Send back all the data below, exactly as given.
— begin Dataset section —
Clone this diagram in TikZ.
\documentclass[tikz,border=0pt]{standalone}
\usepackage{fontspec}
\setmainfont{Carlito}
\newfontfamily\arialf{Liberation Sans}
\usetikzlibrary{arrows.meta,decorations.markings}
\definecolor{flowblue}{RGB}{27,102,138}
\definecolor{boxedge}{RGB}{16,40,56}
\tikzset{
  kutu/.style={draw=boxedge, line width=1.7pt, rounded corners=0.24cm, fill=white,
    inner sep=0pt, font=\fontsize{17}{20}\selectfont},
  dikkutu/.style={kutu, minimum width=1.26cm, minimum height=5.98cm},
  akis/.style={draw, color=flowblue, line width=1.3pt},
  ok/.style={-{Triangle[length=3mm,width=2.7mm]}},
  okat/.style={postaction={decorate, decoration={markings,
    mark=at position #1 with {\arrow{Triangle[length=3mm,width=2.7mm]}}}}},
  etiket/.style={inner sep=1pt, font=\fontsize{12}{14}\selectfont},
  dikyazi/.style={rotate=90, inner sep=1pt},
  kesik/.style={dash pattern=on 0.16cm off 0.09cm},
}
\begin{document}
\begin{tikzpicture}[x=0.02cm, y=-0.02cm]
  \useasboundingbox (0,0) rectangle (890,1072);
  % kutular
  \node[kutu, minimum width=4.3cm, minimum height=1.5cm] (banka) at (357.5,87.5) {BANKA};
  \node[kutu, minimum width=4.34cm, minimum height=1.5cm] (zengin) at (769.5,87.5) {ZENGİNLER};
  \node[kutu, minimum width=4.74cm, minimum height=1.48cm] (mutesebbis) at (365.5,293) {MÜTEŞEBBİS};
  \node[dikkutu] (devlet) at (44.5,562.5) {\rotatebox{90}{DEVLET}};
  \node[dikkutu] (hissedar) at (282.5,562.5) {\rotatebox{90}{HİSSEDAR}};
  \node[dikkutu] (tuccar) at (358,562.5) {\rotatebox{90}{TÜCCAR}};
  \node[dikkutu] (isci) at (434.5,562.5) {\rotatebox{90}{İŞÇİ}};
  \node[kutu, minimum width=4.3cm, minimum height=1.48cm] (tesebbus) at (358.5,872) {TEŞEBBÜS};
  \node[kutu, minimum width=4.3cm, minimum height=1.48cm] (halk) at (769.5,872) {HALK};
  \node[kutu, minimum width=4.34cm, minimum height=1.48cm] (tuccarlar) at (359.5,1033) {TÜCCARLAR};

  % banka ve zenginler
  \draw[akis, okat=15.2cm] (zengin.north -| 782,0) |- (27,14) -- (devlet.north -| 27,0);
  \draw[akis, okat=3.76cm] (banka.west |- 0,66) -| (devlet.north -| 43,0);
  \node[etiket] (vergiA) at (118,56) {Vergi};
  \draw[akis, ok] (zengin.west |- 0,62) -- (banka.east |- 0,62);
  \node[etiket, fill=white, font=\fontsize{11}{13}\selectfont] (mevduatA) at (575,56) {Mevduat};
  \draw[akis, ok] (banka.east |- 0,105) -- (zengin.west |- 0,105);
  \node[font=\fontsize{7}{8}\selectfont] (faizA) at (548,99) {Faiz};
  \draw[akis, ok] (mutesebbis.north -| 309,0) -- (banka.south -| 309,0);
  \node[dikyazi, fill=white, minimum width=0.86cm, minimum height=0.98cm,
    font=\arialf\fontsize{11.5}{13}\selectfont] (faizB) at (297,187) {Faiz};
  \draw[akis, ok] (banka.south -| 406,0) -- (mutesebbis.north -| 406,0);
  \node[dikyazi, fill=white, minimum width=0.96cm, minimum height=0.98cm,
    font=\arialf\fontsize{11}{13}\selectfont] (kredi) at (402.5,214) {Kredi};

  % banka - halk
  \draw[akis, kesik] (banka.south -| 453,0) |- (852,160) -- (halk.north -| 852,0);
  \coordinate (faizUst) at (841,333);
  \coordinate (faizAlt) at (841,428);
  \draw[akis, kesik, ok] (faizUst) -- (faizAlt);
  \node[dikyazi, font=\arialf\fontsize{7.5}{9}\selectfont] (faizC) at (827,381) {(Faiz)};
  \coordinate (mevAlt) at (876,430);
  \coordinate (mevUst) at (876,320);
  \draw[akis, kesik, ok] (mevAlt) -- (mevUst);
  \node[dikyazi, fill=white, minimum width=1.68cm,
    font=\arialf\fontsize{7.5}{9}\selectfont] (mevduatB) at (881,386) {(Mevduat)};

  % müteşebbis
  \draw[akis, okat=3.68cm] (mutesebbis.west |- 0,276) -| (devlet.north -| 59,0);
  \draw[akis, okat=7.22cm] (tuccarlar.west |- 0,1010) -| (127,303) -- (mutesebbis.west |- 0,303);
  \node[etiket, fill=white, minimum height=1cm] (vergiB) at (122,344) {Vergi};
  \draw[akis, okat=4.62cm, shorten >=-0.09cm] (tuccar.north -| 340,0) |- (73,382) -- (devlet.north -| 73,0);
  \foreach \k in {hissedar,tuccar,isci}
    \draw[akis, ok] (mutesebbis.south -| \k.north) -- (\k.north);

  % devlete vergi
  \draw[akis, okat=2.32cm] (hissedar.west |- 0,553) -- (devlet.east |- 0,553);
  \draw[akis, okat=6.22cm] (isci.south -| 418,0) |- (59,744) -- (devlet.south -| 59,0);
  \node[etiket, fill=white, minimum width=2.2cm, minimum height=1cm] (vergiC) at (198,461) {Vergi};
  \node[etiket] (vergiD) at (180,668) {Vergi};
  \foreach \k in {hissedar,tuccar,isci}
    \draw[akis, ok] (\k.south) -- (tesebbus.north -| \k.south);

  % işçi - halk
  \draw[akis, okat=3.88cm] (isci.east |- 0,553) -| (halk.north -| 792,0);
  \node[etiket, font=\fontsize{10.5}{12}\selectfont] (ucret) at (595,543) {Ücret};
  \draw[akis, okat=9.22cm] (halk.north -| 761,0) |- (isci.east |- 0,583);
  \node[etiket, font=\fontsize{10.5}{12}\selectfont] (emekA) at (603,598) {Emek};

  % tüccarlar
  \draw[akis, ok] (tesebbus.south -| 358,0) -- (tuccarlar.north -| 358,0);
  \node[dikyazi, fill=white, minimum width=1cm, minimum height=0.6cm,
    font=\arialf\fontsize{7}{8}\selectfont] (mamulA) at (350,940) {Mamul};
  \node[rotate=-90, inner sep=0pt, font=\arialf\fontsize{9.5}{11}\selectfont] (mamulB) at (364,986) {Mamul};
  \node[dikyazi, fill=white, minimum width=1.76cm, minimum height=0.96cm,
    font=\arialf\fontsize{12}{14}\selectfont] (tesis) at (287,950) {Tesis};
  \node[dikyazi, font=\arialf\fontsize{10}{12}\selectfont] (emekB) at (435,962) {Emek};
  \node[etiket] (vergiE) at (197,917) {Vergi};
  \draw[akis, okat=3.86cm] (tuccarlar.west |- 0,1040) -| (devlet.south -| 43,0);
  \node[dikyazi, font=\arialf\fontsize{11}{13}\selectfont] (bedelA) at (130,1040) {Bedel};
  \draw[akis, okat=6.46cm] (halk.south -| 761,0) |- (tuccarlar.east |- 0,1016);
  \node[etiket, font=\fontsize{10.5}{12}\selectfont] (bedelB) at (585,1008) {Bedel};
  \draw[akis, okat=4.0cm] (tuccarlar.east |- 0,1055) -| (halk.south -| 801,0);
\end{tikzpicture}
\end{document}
— end Dataset section —
- _The output_
Clone this diagram in TikZ.
\documentclass[tikz,border=0pt]{standalone}
\usepackage{fontspec}
\setmainfont{Carlito}
\newfontfamily\arialf{Liberation Sans}
\usetikzlibrary{arrows.meta,decorations.markings}
\definecolor{flowblue}{RGB}{27,102,138}
\definecolor{boxedge}{RGB}{16,40,56}
\tikzset{
  kutu/.style={draw=boxedge, line width=1.7pt, rounded corners=0.24cm, fill=white,
    inner sep=0pt, font=\fontsize{17}{20}\selectfont},
  dikkutu/.style={kutu, minimum width=1.26cm, minimum height=5.98cm},
  akis/.style={draw, color=flowblue, line width=1.3pt},
  ok/.style={-{Triangle[length=3mm,width=2.7mm]}},
  okat/.style={postaction={decorate, decoration={markings,
    mark=at position #1 with {\arrow{Triangle[length=3mm,width=2.7mm]}}}}},
  etiket/.style={inner sep=1pt, font=\fontsize{12}{14}\selectfont},
  dikyazi/.style={rotate=90, inner sep=1pt},
  kesik/.style={dash pattern=on 0.16cm off 0.09cm},
}
\begin{document}
\begin{tikzpicture}[x=0.02cm, y=-0.02cm]
  \useasboundingbox (0,0) rectangle (890,1072);
  % kutular
  \node[kutu, minimum width=4.3cm, minimum height=1.5cm] (banka) at (357.5,87.5) {BANKA};
  \node[kutu, minimum width=4.34cm, minimum height=1.5cm] (zengin) at (769.5,87.5) {ZENGİNLER};
  \node[kutu, minimum width=4.74cm, minimum height=1.48cm] (mutesebbis) at (365.5,293) {MÜTEŞEBBİS};
  \node[dikkutu] (devlet) at (44.5,562.5) {\rotatebox{90}{DEVLET}};
  \node[dikkutu] (hissedar) at (282.5,562.5) {\rotatebox{90}{HİSSEDAR}};
  \node[dikkutu] (tuccar) at (358,562.5) {\rotatebox{90}{TÜCCAR}};
  \node[dikkutu] (isci) at (434.5,562.5) {\rotatebox{90}{İŞÇİ}};
  \node[kutu, minimum width=4.3cm, minimum height=1.48cm] (tesebbus) at (358.5,872) {TEŞEBBÜS};
  \node[kutu, minimum width=4.3cm, minimum height=1.48cm] (halk) at (769.5,872) {HALK};
  \node[kutu, minimum width=4.34cm, minimum height=1.48cm] (tuccarlar) at (359.5,1033) {TÜCCARLAR};

  % banka ve zenginler
  \draw[akis, okat=15.2cm] (zengin.north -| 782,0) |- (27,14) -- (devlet.north -| 27,0);
  \draw[akis, okat=3.76cm] (banka.west |- 0,66) -| (devlet.north -| 43,0);
  \node[etiket] (vergiA) at (118,56) {Vergi};
  \draw[akis, ok] (zengin.west |- 0,62) -- (banka.east |- 0,62);
  \node[etiket, fill=white, font=\fontsize{11}{13}\selectfont] (mevduatA) at (575,56) {Mevduat};
  \draw[akis, ok] (banka.east |- 0,105) -- (zengin.west |- 0,105);
  \node[font=\fontsize{7}{8}\selectfont] (faizA) at (548,99) {Faiz};
  \draw[akis, ok] (mutesebbis.north -| 309,0) -- (banka.south -| 309,0);
  \node[dikyazi, fill=white, minimum width=0.86cm, minimum height=0.98cm,
    font=\arialf\fontsize{11.5}{13}\selectfont] (faizB) at (297,187) {Faiz};
  \draw[akis, ok] (banka.south -| 406,0) -- (mutesebbis.north -| 406,0);
  \node[dikyazi, fill=white, minimum width=0.96cm, minimum height=0.98cm,
    font=\arialf\fontsize{11}{13}\selectfont] (kredi) at (402.5,214) {Kredi};

  % banka - halk
  \draw[akis, kesik] (banka.south -| 453,0) |- (852,160) -- (halk.north -| 852,0);
  \coordinate (faizUst) at (841,333);
  \coordinate (faizAlt) at (841,428);
  \draw[akis, kesik, ok] (faizUst) -- (faizAlt);
  \node[dikyazi, font=\arialf\fontsize{7.5}{9}\selectfont] (faizC) at (827,381) {(Faiz)};
  \coordinate (mevAlt) at (876,430);
  \coordinate (mevUst) at (876,320);
  \draw[akis, kesik, ok] (mevAlt) -- (mevUst);
  \node[dikyazi, fill=white, minimum width=1.68cm,
    font=\arialf\fontsize{7.5}{9}\selectfont] (mevduatB) at (881,386) {(Mevduat)};

  % müteşebbis
  \draw[akis, okat=3.68cm] (mutesebbis.west |- 0,276) -| (devlet.north -| 59,0);
  \draw[akis, okat=7.22cm] (tuccarlar.west |- 0,1010) -| (127,303) -- (mutesebbis.west |- 0,303);
  \node[etiket, fill=white, minimum height=1cm] (vergiB) at (122,344) {Vergi};
  \draw[akis, okat=4.62cm, shorten >=-0.09cm] (tuccar.north -| 340,0) |- (73,382) -- (devlet.north -| 73,0);
  \foreach \k in {hissedar,tuccar,isci}
    \draw[akis, ok] (mutesebbis.south -| \k.north) -- (\k.north);

  % devlete vergi
  \draw[akis, okat=2.32cm] (hissedar.west |- 0,553) -- (devlet.east |- 0,553);
  \draw[akis, okat=6.22cm] (isci.south -| 418,0) |- (59,744) -- (devlet.south -| 59,0);
  \node[etiket, fill=white, minimum width=2.2cm, minimum height=1cm] (vergiC) at (198,461) {Vergi};
  \node[etiket] (vergiD) at (180,668) {Vergi};
  \foreach \k in {hissedar,tuccar,isci}
    \draw[akis, ok] (\k.south) -- (tesebbus.north -| \k.south);

  % işçi - halk
  \draw[akis, okat=3.88cm] (isci.east |- 0,553) -| (halk.north -| 792,0);
  \node[etiket, font=\fontsize{10.5}{12}\selectfont] (ucret) at (595,543) {Ücret};
  \draw[akis, okat=9.22cm] (halk.north -| 761,0) |- (isci.east |- 0,583);
  \node[etiket, font=\fontsize{10.5}{12}\selectfont] (emekA) at (603,598) {Emek};

  % tüccarlar
  \draw[akis, ok] (tesebbus.south -| 358,0) -- (tuccarlar.north -| 358,0);
  \node[dikyazi, fill=white, minimum width=1cm, minimum height=0.6cm,
    font=\arialf\fontsize{7}{8}\selectfont] (mamulA) at (350,940) {Mamul};
  \node[rotate=-90, inner sep=0pt, font=\arialf\fontsize{9.5}{11}\selectfont] (mamulB) at (364,986) {Mamul};
  \node[dikyazi, fill=white, minimum width=1.76cm, minimum height=0.96cm,
    font=\arialf\fontsize{12}{14}\selectfont] (tesis) at (287,950) {Tesis};
  \node[dikyazi, font=\arialf\fontsize{10}{12}\selectfont] (emekB) at (435,962) {Emek};
  \node[etiket] (vergiE) at (197,917) {Vergi};
  \draw[akis, okat=3.86cm] (tuccarlar.west |- 0,1040) -| (devlet.south -| 43,0);
  \node[dikyazi, font=\arialf\fontsize{11}{13}\selectfont] (bedelA) at (130,1040) {Bedel};
  \draw[akis, okat=6.46cm] (halk.south -| 761,0) |- (tuccarlar.east |- 0,1016);
  \node[etiket, font=\fontsize{10.5}{12}\selectfont] (bedelB) at (585,1008) {Bedel};
  \draw[akis, okat=4.0cm] (tuccarlar.east |- 0,1055) -| (halk.south -| 801,0);
\end{tikzpicture}
\end{document}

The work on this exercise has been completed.